When it came to India's lobbying for a permanent seat on the U.N. Security Council, however, India's junior foreign minister ended a visit to Kathmandu with uncharacteristically warm words for the palace. This came as a jolt to the mainstream parties, which took for granted India's support for the democracy movement. Two of the seven constituents of the mainstream anti-palace front saw the need to deny media reports that the Indian delegation was visiting the kingdom at the alliance's invitation.

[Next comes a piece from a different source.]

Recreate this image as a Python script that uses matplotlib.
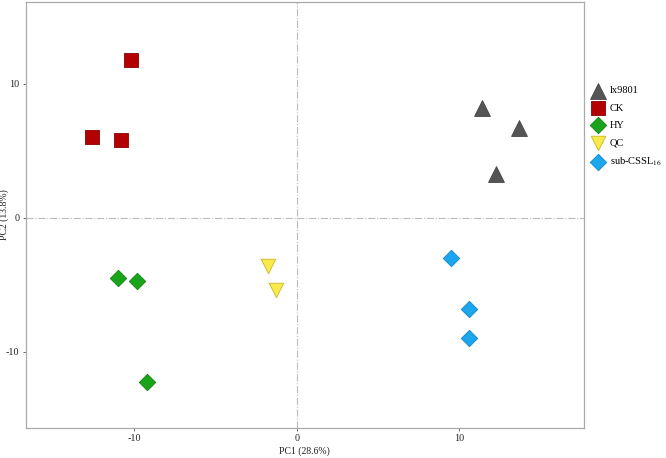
import matplotlib
matplotlib.use("Agg")
import matplotlib.pyplot as plt

plt.rcParams['font.family'] = ['Liberation Serif', 'DejaVu Serif']
plt.rcParams['mathtext.fontset'] = 'stix'
plt.rcParams['axes.unicode_minus'] = False

# PCA scores
groups = ["lx9801", "CK", "HY", "QC", "sub-CSSL$_{16}$"]
pc1 = [
    [11.4, 13.7, 12.3],
    [-10.2, -12.6, -10.8],
    [-11.0, -9.85, -9.2],
    [-1.8, -1.3],
    [9.5, 10.6, 10.6],
]
pc2 = [
    [8.2, 6.7, 3.3],
    [11.8, 6.0, 5.8],
    [-4.5, -4.7, -12.3],
    [-3.6, -5.4],
    [-3.0, -6.8, -9.0],
]
markers = ["^", "s", "D", "v", "D"]
colors = ["#555555", "#B30000", "#1AA41A", "#F7EA4A", "#1BA6EE"]
edges = ["#444444", "#8A0000", "#138013", "#C9B82A", "#1386C8"]
sizes = [130, 110, 70, 110, 70]

fig = plt.figure(figsize=(6.66, 4.58), dpi=100)
ax = fig.add_axes([0.0385, 0.0655, 0.8385, 0.93])

ax.axhline(0, color="#BBBBBB", lw=0.8, ls="-.", zorder=1)
ax.axvline(0, color="#BBBBBB", lw=0.8, ls="-.", zorder=1)

for g, xs, ys, m, c, e, s in zip(groups, pc1, pc2, markers, colors, edges, sizes):
    ax.scatter(xs, ys, marker=m, s=s, c=c, edgecolors=e, linewidths=0.6,
               label=g, zorder=3)

ax.set_xlim(-16.7, 17.7)
ax.set_ylim(-15.7, 16.1)
ax.set_xticks([-10, 0, 10])
ax.set_yticks([-10, 0, 10])
ax.tick_params(labelsize=7.3, length=2.5, width=0.6, color="#555555", pad=2,
               labelcolor="#222222")
for sp in ax.spines.values():
    sp.set_color("#AAAAAA")
    sp.set_linewidth(0.9)
ax.set_xlabel("PC1 (28.6%)", fontsize=7, labelpad=2, color="#222222")
ax.set_ylabel("PC2 (13.8%)", fontsize=7, color="#222222")
ax.yaxis.set_label_coords(-0.029, 0.5)

ax.legend(loc="upper left", bbox_to_anchor=(1.0, 0.82), frameon=False,
          fontsize=7.5, handletextpad=0.5, labelspacing=0.78,
          borderaxespad=0.3, handlelength=1.3)

fig.savefig("out.png", dpi=100)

The Indian Home Ministry, for its part, has responded to the royal takeover within its own concerns – a posture shared in large part by the Indian Army. Any appeasement of the Maoist rebels to the detriment of the palace would overtime embolden Indian Maoist groups active in at least nine Indian states. The monarch may be a difficult person to deal with, the argument from this quarter goes, but the Maoists at the helm would be infinitely worse. In thinly veiled references, Maoist publications denounce this particular section as "reactionaries" and a major obstacle to peace and reconciliation in Nepal.
In the words of Sukh Deo Muni, a leading expert on Nepal believed to carry considerable influence in official New Delhi, Indian policy on the kingdom has been in a state of "suspended animation". That is a charitable description. To varying degrees, India has disaffected the monarchy, mainstream parties and the Maoists.